Formatting philosophy
syntaqlite's formatter is deterministic and opinionated: the same SQL always produces the same output regardless of how it was originally written. This page explains the algorithm and the reasoning behind key formatting decisions.
The algorithm: Wadler-style pretty-printing
The formatter uses a Wadler-Lindig document algebra, the same approach used by rustfmt and Prettier. The core idea is simple:
- Parse the SQL into an AST
- Convert the AST into a document, a tree of layout instructions
- Render the document, fitting as much as possible on each line
The document tree is built from a small set of primitives
(defined in doc.rs):
| Primitive | Flat mode (fits on line) | Break mode (doesn't fit) |
|---|---|---|
Group | Try to render child flat | Render child with breaks |
Line | Space | Newline + indent |
SoftLine | Nothing | Newline + indent |
Nest | (no effect) | Increase indent level |
Keyword | Keyword text (cased) | Keyword text (cased) |
Text | Source text (as-is) | Source text (as-is) |
The key is Group: the renderer tries to fit the group's contents on a single
line. If it fits within the configured line width, everything stays flat. If
not, the group breaks, and Line/SoftLine nodes become newlines.
This means the formatter doesn't have hard-coded rules about "always break after FROM" or "always inline short WHERE clauses". Instead, it tries to keep things compact and breaks when the line would be too long.
How formatting rules are defined
Each AST node type has formatting rules defined in a
.synq grammar file.
These rules use a declarative DSL that compiles to bytecode at build time.
For example, here's a simplified version of how INSERT statements are
formatted (from
dml.synq):
fmt {
group {
"INSERT"
" INTO " child(table)
if_set(columns) {
group { "(" nest { softline child(columns) } softline ")" }
}
if_set(source) { line child(source) }
if_set(returning) { line "RETURNING " child(returning) }
}
}
The group { ... } wrapping means: try to fit the entire INSERT on one line.

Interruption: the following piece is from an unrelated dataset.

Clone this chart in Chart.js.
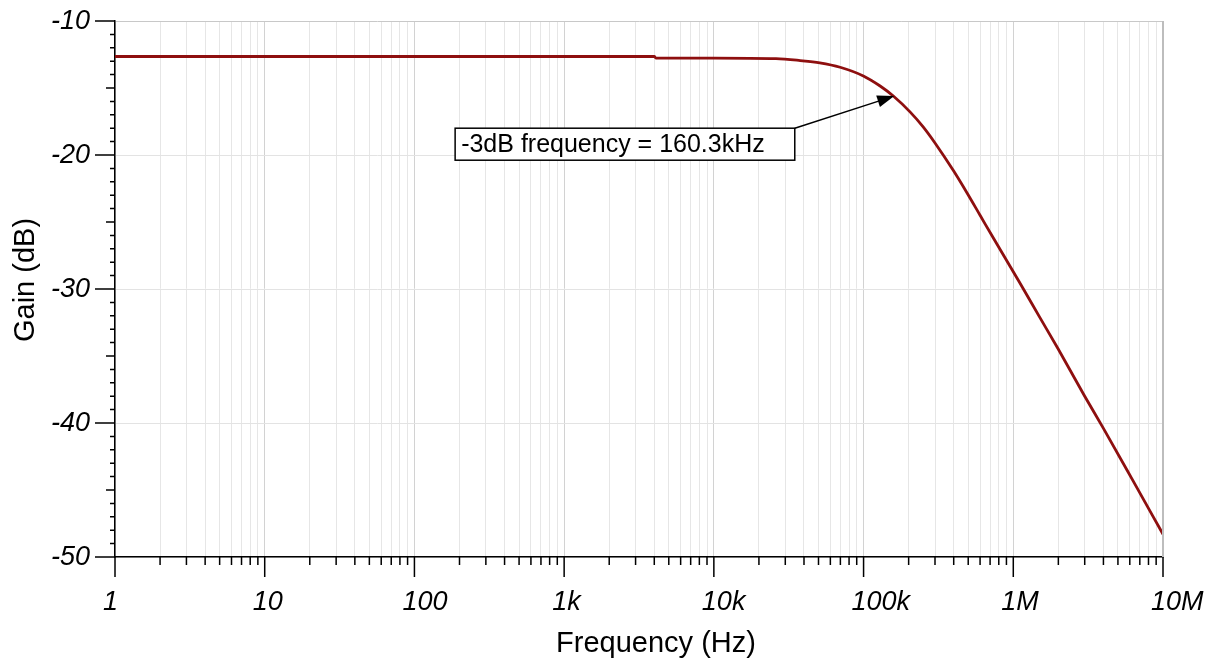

If it's too long, break at each line point (before the source clause, before
RETURNING). The column list has its own nested group, so it breaks
independently if the column list alone is too long.
The bytecode interpreter
(interpret.rs)
walks the AST and executes these rules to build the document tree, which is
then rendered.
Keyword casing
Keywords are always identified by the parser (they come from SQLite's own
keyword table). The formatter applies the configured casing at render time. Text nodes
(identifiers, literals, table names) are never modified.
With default settings (upper), select 1 becomes SELECT 1;. With
keyword-case = "lower", SELECT 1 becomes select 1;.
Comment preservation
Comments are tracked separately from the AST. During formatting, the comment handler reattaches them at the appropriate positions:
- Trailing comments (same line) are placed at the end of the formatted line
using a
LineSuffixdoc node - Leading comments (own line) are placed before the next statement or clause, preserving blank line separation
The formatter preserves all comments. It never drops or relocates them to a different statement.
Semicolons
By default, the formatter appends a semicolon after every statement. This can
be disabled with --semicolons=false (CLI) or .with_semicolons(false) (Rust
API).
What the formatter does not do
The formatter pretty-prints the AST as-is. It does not:
- Rewrite queries (e.g., converting implicit joins to explicit
JOIN) - Reorder clauses
- Normalize expressions (e.g.,
a = 1vs1 = a) - Add or remove aliases
- Change quoting style on identifiers
If the SQL parses, the formatted output is semantically identical.